The number of permutations of n distinct objects is n×(n − 1)×(n − 2)×...×2×1, which number is called "n factorial" and written "n!".
Permutations occur, in more or less prominent ways, in almost every domain of mathematics. They often arise when different orderings on certain finite sets are considered, possibly only because one wants to ignore such orderings and needs to know how many configurations are thus identified. For similar reasons permutations arise in the study of sorting algorithms in computer science.

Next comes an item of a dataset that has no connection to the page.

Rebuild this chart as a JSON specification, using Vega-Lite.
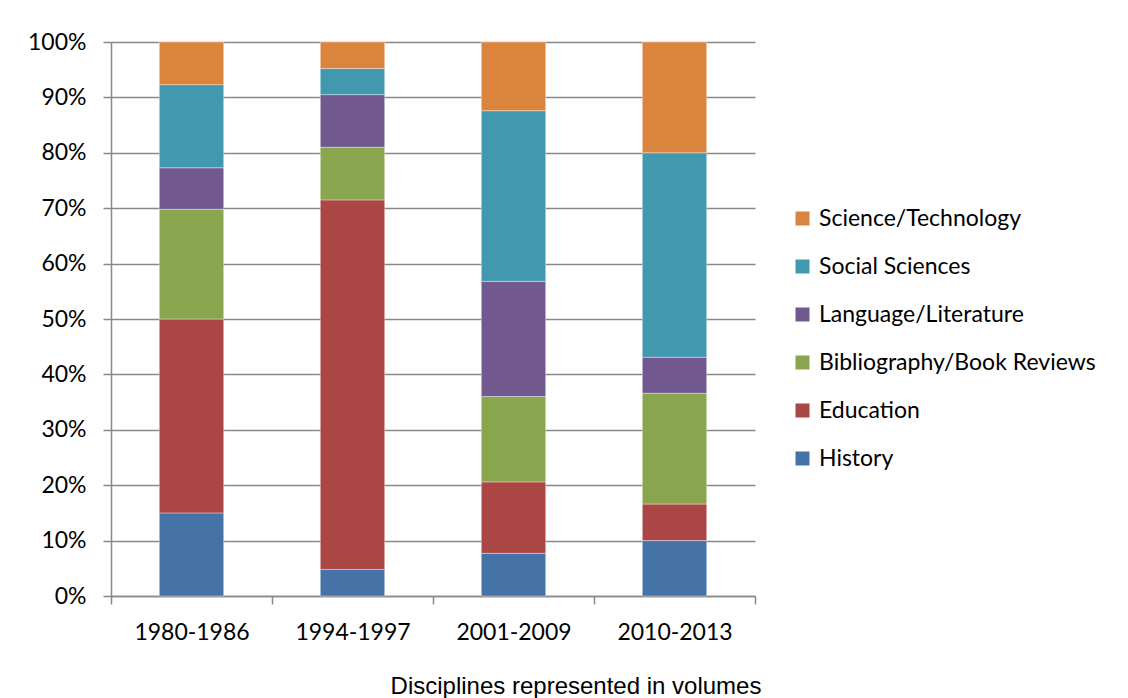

In algebra and particularly in group theory, a permutation of a set S is defined as a bijection from S to itself (i.e., a map S → S for which every element of S occurs exactly once as image value). This is related to the rearrangement of S in which each element s takes the place of the corresponding f(s). The collection of such permutations form a symmetric group. The key to its structure is the possibility to compose permutations: performing two given rearrangements in succession defines a third rearrangement, the composition. Permutations may act on composite objects by rearranging their components, or by certain replacements (substitutions) of symbols.
In elementary combinatorics, the name "permutations and combinations" refers to two related problems, both counting possibilities to select k distinct elements from a set of n elements, where for k-permutations the order of selection is taken into account, but for k-combinations it is ignored. However k-permutations do not correspond to permutations as discussed in this article (unless k = n).[1]